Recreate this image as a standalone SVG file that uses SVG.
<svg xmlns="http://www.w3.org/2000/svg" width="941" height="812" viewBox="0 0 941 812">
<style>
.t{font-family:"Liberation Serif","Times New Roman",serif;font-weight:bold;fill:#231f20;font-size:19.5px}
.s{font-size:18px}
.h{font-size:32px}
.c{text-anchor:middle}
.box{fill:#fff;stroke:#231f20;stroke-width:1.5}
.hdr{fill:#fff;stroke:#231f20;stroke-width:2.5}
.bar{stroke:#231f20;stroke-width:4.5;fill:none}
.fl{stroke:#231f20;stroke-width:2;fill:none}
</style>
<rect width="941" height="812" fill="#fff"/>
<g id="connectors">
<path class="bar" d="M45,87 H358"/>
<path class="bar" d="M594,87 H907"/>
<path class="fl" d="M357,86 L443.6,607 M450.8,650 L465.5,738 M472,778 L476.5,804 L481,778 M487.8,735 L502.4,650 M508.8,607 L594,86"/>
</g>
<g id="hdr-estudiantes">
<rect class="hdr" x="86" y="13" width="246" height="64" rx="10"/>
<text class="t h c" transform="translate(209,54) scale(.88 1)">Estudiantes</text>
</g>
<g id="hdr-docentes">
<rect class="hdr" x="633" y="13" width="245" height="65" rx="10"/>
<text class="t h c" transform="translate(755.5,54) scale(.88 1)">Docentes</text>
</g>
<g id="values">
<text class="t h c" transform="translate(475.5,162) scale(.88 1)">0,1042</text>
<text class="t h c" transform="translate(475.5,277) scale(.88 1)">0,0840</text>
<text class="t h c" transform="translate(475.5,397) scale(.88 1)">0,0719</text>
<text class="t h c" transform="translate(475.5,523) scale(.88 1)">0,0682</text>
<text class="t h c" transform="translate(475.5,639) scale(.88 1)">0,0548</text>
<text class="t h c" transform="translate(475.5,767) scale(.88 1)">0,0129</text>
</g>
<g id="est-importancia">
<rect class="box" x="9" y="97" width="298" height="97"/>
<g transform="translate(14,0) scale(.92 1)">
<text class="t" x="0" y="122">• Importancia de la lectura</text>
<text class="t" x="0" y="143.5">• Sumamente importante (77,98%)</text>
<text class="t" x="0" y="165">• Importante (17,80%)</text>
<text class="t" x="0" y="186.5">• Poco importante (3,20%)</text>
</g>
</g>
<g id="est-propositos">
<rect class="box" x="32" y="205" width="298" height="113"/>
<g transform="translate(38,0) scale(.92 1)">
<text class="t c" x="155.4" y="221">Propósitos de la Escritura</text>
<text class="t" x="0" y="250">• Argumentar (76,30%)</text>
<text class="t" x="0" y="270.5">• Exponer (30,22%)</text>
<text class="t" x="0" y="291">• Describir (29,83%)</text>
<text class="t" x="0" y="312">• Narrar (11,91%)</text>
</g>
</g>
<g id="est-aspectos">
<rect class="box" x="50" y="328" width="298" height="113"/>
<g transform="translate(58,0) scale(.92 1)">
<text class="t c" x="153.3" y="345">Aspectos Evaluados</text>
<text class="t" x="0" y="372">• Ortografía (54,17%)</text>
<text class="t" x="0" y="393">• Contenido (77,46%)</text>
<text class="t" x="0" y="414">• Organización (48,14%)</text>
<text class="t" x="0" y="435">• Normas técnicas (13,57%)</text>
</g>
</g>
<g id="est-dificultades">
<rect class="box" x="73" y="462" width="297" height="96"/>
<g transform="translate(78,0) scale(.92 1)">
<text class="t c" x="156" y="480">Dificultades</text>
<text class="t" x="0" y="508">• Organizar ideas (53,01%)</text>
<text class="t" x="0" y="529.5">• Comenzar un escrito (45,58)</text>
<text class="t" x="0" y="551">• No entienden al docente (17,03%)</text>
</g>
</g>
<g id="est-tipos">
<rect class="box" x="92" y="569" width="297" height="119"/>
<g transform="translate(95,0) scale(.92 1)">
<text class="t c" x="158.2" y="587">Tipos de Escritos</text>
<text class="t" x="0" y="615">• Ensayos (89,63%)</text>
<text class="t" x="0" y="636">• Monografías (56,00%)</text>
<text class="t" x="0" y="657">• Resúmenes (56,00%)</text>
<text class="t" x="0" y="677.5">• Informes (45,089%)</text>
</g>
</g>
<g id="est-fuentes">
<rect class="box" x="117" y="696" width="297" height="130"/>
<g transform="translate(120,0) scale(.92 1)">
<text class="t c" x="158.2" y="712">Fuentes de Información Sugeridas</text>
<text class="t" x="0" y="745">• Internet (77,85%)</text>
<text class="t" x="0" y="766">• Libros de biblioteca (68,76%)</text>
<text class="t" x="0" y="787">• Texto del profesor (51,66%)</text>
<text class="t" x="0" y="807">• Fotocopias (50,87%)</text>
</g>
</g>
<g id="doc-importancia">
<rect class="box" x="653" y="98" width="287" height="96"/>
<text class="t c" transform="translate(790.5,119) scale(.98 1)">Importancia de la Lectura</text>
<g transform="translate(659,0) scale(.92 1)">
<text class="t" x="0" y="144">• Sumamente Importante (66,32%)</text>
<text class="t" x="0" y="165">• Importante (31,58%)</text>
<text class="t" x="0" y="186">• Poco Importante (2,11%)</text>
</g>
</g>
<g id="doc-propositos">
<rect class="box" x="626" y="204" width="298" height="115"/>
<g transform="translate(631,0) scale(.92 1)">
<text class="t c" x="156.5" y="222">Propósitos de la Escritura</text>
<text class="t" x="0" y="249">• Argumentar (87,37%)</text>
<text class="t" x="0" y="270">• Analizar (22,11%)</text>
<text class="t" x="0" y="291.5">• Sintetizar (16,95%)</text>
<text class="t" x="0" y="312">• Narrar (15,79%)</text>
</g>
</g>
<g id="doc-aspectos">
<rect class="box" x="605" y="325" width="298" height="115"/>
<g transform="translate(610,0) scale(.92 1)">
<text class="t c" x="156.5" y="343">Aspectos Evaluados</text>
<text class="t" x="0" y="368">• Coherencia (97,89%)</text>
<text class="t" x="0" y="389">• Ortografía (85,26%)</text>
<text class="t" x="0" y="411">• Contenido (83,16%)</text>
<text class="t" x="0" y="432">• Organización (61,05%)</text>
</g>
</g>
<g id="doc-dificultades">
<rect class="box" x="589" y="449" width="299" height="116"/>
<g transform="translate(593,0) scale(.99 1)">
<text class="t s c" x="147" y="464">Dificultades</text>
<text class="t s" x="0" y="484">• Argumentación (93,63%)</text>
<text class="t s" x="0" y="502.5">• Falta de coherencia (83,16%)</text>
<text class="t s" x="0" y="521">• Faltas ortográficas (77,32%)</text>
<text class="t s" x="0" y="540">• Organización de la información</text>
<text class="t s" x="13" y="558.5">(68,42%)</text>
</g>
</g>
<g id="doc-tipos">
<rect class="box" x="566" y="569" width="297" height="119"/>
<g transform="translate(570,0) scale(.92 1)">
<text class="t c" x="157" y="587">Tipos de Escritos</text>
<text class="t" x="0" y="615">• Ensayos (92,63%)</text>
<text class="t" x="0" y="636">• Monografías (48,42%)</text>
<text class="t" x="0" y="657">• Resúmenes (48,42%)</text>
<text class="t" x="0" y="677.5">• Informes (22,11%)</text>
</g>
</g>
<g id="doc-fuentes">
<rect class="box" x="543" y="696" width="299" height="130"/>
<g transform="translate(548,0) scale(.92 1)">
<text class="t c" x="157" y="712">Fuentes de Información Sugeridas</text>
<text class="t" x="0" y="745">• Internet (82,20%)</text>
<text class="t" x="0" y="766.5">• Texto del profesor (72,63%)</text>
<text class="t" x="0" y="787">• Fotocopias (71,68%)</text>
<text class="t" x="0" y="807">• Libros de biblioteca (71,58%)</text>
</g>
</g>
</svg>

+===+

[Short problem] Repeat the listing in full, keeping every line exactly as it is.

[Final answer]
Recreate this image as a standalone SVG file that uses SVG.
<svg xmlns="http://www.w3.org/2000/svg" width="941" height="812" viewBox="0 0 941 812">
<style>
.t{font-family:"Liberation Serif","Times New Roman",serif;font-weight:bold;fill:#231f20;font-size:19.5px}
.s{font-size:18px}
.h{font-size:32px}
.c{text-anchor:middle}
.box{fill:#fff;stroke:#231f20;stroke-width:1.5}
.hdr{fill:#fff;stroke:#231f20;stroke-width:2.5}
.bar{stroke:#231f20;stroke-width:4.5;fill:none}
.fl{stroke:#231f20;stroke-width:2;fill:none}
</style>
<rect width="941" height="812" fill="#fff"/>
<g id="connectors">
<path class="bar" d="M45,87 H358"/>
<path class="bar" d="M594,87 H907"/>
<path class="fl" d="M357,86 L443.6,607 M450.8,650 L465.5,738 M472,778 L476.5,804 L481,778 M487.8,735 L502.4,650 M508.8,607 L594,86"/>
</g>
<g id="hdr-estudiantes">
<rect class="hdr" x="86" y="13" width="246" height="64" rx="10"/>
<text class="t h c" transform="translate(209,54) scale(.88 1)">Estudiantes</text>
</g>
<g id="hdr-docentes">
<rect class="hdr" x="633" y="13" width="245" height="65" rx="10"/>
<text class="t h c" transform="translate(755.5,54) scale(.88 1)">Docentes</text>
</g>
<g id="values">
<text class="t h c" transform="translate(475.5,162) scale(.88 1)">0,1042</text>
<text class="t h c" transform="translate(475.5,277) scale(.88 1)">0,0840</text>
<text class="t h c" transform="translate(475.5,397) scale(.88 1)">0,0719</text>
<text class="t h c" transform="translate(475.5,523) scale(.88 1)">0,0682</text>
<text class="t h c" transform="translate(475.5,639) scale(.88 1)">0,0548</text>
<text class="t h c" transform="translate(475.5,767) scale(.88 1)">0,0129</text>
</g>
<g id="est-importancia">
<rect class="box" x="9" y="97" width="298" height="97"/>
<g transform="translate(14,0) scale(.92 1)">
<text class="t" x="0" y="122">• Importancia de la lectura</text>
<text class="t" x="0" y="143.5">• Sumamente importante (77,98%)</text>
<text class="t" x="0" y="165">• Importante (17,80%)</text>
<text class="t" x="0" y="186.5">• Poco importante (3,20%)</text>
</g>
</g>
<g id="est-propositos">
<rect class="box" x="32" y="205" width="298" height="113"/>
<g transform="translate(38,0) scale(.92 1)">
<text class="t c" x="155.4" y="221">Propósitos de la Escritura</text>
<text class="t" x="0" y="250">• Argumentar (76,30%)</text>
<text class="t" x="0" y="270.5">• Exponer (30,22%)</text>
<text class="t" x="0" y="291">• Describir (29,83%)</text>
<text class="t" x="0" y="312">• Narrar (11,91%)</text>
</g>
</g>
<g id="est-aspectos">
<rect class="box" x="50" y="328" width="298" height="113"/>
<g transform="translate(58,0) scale(.92 1)">
<text class="t c" x="153.3" y="345">Aspectos Evaluados</text>
<text class="t" x="0" y="372">• Ortografía (54,17%)</text>
<text class="t" x="0" y="393">• Contenido (77,46%)</text>
<text class="t" x="0" y="414">• Organización (48,14%)</text>
<text class="t" x="0" y="435">• Normas técnicas (13,57%)</text>
</g>
</g>
<g id="est-dificultades">
<rect class="box" x="73" y="462" width="297" height="96"/>
<g transform="translate(78,0) scale(.92 1)">
<text class="t c" x="156" y="480">Dificultades</text>
<text class="t" x="0" y="508">• Organizar ideas (53,01%)</text>
<text class="t" x="0" y="529.5">• Comenzar un escrito (45,58)</text>
<text class="t" x="0" y="551">• No entienden al docente (17,03%)</text>
</g>
</g>
<g id="est-tipos">
<rect class="box" x="92" y="569" width="297" height="119"/>
<g transform="translate(95,0) scale(.92 1)">
<text class="t c" x="158.2" y="587">Tipos de Escritos</text>
<text class="t" x="0" y="615">• Ensayos (89,63%)</text>
<text class="t" x="0" y="636">• Monografías (56,00%)</text>
<text class="t" x="0" y="657">• Resúmenes (56,00%)</text>
<text class="t" x="0" y="677.5">• Informes (45,089%)</text>
</g>
</g>
<g id="est-fuentes">
<rect class="box" x="117" y="696" width="297" height="130"/>
<g transform="translate(120,0) scale(.92 1)">
<text class="t c" x="158.2" y="712">Fuentes de Información Sugeridas</text>
<text class="t" x="0" y="745">• Internet (77,85%)</text>
<text class="t" x="0" y="766">• Libros de biblioteca (68,76%)</text>
<text class="t" x="0" y="787">• Texto del profesor (51,66%)</text>
<text class="t" x="0" y="807">• Fotocopias (50,87%)</text>
</g>
</g>
<g id="doc-importancia">
<rect class="box" x="653" y="98" width="287" height="96"/>
<text class="t c" transform="translate(790.5,119) scale(.98 1)">Importancia de la Lectura</text>
<g transform="translate(659,0) scale(.92 1)">
<text class="t" x="0" y="144">• Sumamente Importante (66,32%)</text>
<text class="t" x="0" y="165">• Importante (31,58%)</text>
<text class="t" x="0" y="186">• Poco Importante (2,11%)</text>
</g>
</g>
<g id="doc-propositos">
<rect class="box" x="626" y="204" width="298" height="115"/>
<g transform="translate(631,0) scale(.92 1)">
<text class="t c" x="156.5" y="222">Propósitos de la Escritura</text>
<text class="t" x="0" y="249">• Argumentar (87,37%)</text>
<text class="t" x="0" y="270">• Analizar (22,11%)</text>
<text class="t" x="0" y="291.5">• Sintetizar (16,95%)</text>
<text class="t" x="0" y="312">• Narrar (15,79%)</text>
</g>
</g>
<g id="doc-aspectos">
<rect class="box" x="605" y="325" width="298" height="115"/>
<g transform="translate(610,0) scale(.92 1)">
<text class="t c" x="156.5" y="343">Aspectos Evaluados</text>
<text class="t" x="0" y="368">• Coherencia (97,89%)</text>
<text class="t" x="0" y="389">• Ortografía (85,26%)</text>
<text class="t" x="0" y="411">• Contenido (83,16%)</text>
<text class="t" x="0" y="432">• Organización (61,05%)</text>
</g>
</g>
<g id="doc-dificultades">
<rect class="box" x="589" y="449" width="299" height="116"/>
<g transform="translate(593,0) scale(.99 1)">
<text class="t s c" x="147" y="464">Dificultades</text>
<text class="t s" x="0" y="484">• Argumentación (93,63%)</text>
<text class="t s" x="0" y="502.5">• Falta de coherencia (83,16%)</text>
<text class="t s" x="0" y="521">• Faltas ortográficas (77,32%)</text>
<text class="t s" x="0" y="540">• Organización de la información</text>
<text class="t s" x="13" y="558.5">(68,42%)</text>
</g>
</g>
<g id="doc-tipos">
<rect class="box" x="566" y="569" width="297" height="119"/>
<g transform="translate(570,0) scale(.92 1)">
<text class="t c" x="157" y="587">Tipos de Escritos</text>
<text class="t" x="0" y="615">• Ensayos (92,63%)</text>
<text class="t" x="0" y="636">• Monografías (48,42%)</text>
<text class="t" x="0" y="657">• Resúmenes (48,42%)</text>
<text class="t" x="0" y="677.5">• Informes (22,11%)</text>
</g>
</g>
<g id="doc-fuentes">
<rect class="box" x="543" y="696" width="299" height="130"/>
<g transform="translate(548,0) scale(.92 1)">
<text class="t c" x="157" y="712">Fuentes de Información Sugeridas</text>
<text class="t" x="0" y="745">• Internet (82,20%)</text>
<text class="t" x="0" y="766.5">• Texto del profesor (72,63%)</text>
<text class="t" x="0" y="787">• Fotocopias (71,68%)</text>
<text class="t" x="0" y="807">• Libros de biblioteca (71,58%)</text>
</g>
</g>
</svg>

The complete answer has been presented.